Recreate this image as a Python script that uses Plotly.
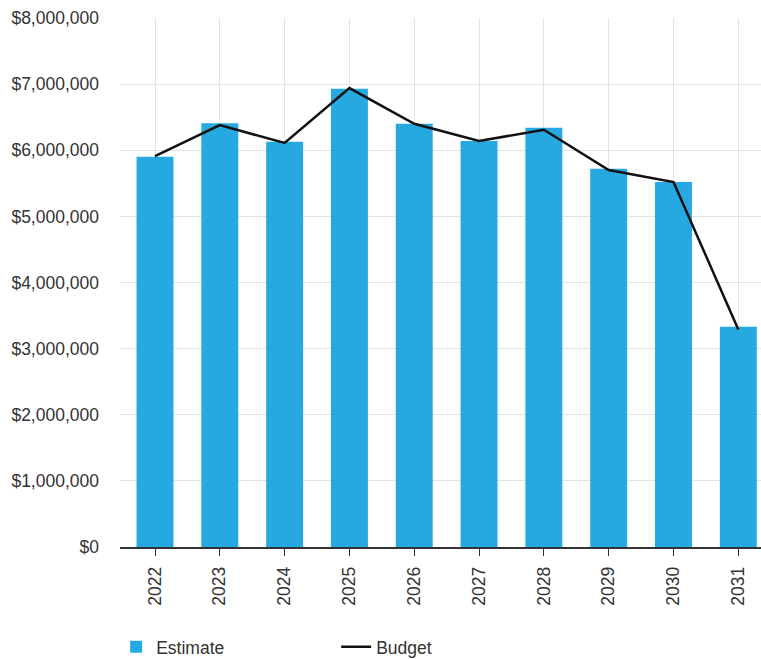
import plotly.graph_objects as go

years = ["2022", "2023", "2024", "2025", "2026", "2027", "2028", "2029", "2030", "2031"]
estimate = [5900000, 6410000, 6130000, 6930000, 6400000, 6140000, 6340000, 5720000, 5520000, 3330000]
budget = [5910000, 6380000, 6110000, 6940000, 6400000, 6140000, 6310000, 5700000, 5520000, 3290000]

fig = go.Figure()
fig.add_trace(go.Bar(
    x=years, y=estimate, name="Estimate",
    marker=dict(color="#25A9E0", line=dict(width=0)),
    width=0.57,
))
fig.add_trace(go.Scatter(
    x=years, y=budget, name="Budget", mode="lines",
    line=dict(color="#111111", width=2.5),
))

font = dict(family="Liberation Sans, Arial, sans-serif", size=17.5, color="#333333")
fig.update_layout(
    width=761, height=659,
    margin=dict(l=120, r=0, t=18, b=112, autoexpand=False),
    plot_bgcolor="white", paper_bgcolor="white",
    font=font,
    showlegend=True,
    legend=dict(orientation="h", x=-0.006, xanchor="left",
                y=-0.155, yanchor="top",
                entrywidth=175, entrywidthmode="pixels", font=font,
                traceorder="normal"),
    xaxis=dict(
        type="category", range=[-0.54, 9.35], automargin=False,
        tickangle=-90, showgrid=True, gridcolor="#e3e3e3",
        showline=True, linecolor="#333333", linewidth=1.5,
        ticks="outside", ticklen=7, tickcolor="#333333",
        ticklabelstandoff=4, tickfont=font,
    ),
    yaxis=dict(
        range=[0, 8000000], dtick=1000000, tickprefix="$", tickformat=",",
        showgrid=True, gridcolor="#e3e3e3", zeroline=False, automargin=False,
        showline=False, ticklabelstandoff=20, tickfont=font,
    ),
)
fig.write_html("out.html")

=== Description of the task ===
Reproduce each line exactly as it appears, omitting the pictures.

=== Task response ===
Recreate this image as a Python script that uses Plotly.
import plotly.graph_objects as go

years = ["2022", "2023", "2024", "2025", "2026", "2027", "2028", "2029", "2030", "2031"]
estimate = [5900000, 6410000, 6130000, 6930000, 6400000, 6140000, 6340000, 5720000, 5520000, 3330000]
budget = [5910000, 6380000, 6110000, 6940000, 6400000, 6140000, 6310000, 5700000, 5520000, 3290000]

fig = go.Figure()
fig.add_trace(go.Bar(
    x=years, y=estimate, name="Estimate",
    marker=dict(color="#25A9E0", line=dict(width=0)),
    width=0.57,
))
fig.add_trace(go.Scatter(
    x=years, y=budget, name="Budget", mode="lines",
    line=dict(color="#111111", width=2.5),
))

font = dict(family="Liberation Sans, Arial, sans-serif", size=17.5, color="#333333")
fig.update_layout(
    width=761, height=659,
    margin=dict(l=120, r=0, t=18, b=112, autoexpand=False),
    plot_bgcolor="white", paper_bgcolor="white",
    font=font,
    showlegend=True,
    legend=dict(orientation="h", x=-0.006, xanchor="left",
                y=-0.155, yanchor="top",
                entrywidth=175, entrywidthmode="pixels", font=font,
                traceorder="normal"),
    xaxis=dict(
        type="category", range=[-0.54, 9.35], automargin=False,
        tickangle=-90, showgrid=True, gridcolor="#e3e3e3",
        showline=True, linecolor="#333333", linewidth=1.5,
        ticks="outside", ticklen=7, tickcolor="#333333",
        ticklabelstandoff=4, tickfont=font,
    ),
    yaxis=dict(
        range=[0, 8000000], dtick=1000000, tickprefix="$", tickformat=",",
        showgrid=True, gridcolor="#e3e3e3", zeroline=False, automargin=False,
        showline=False, ticklabelstandoff=20, tickfont=font,
    ),
)
fig.write_html("out.html")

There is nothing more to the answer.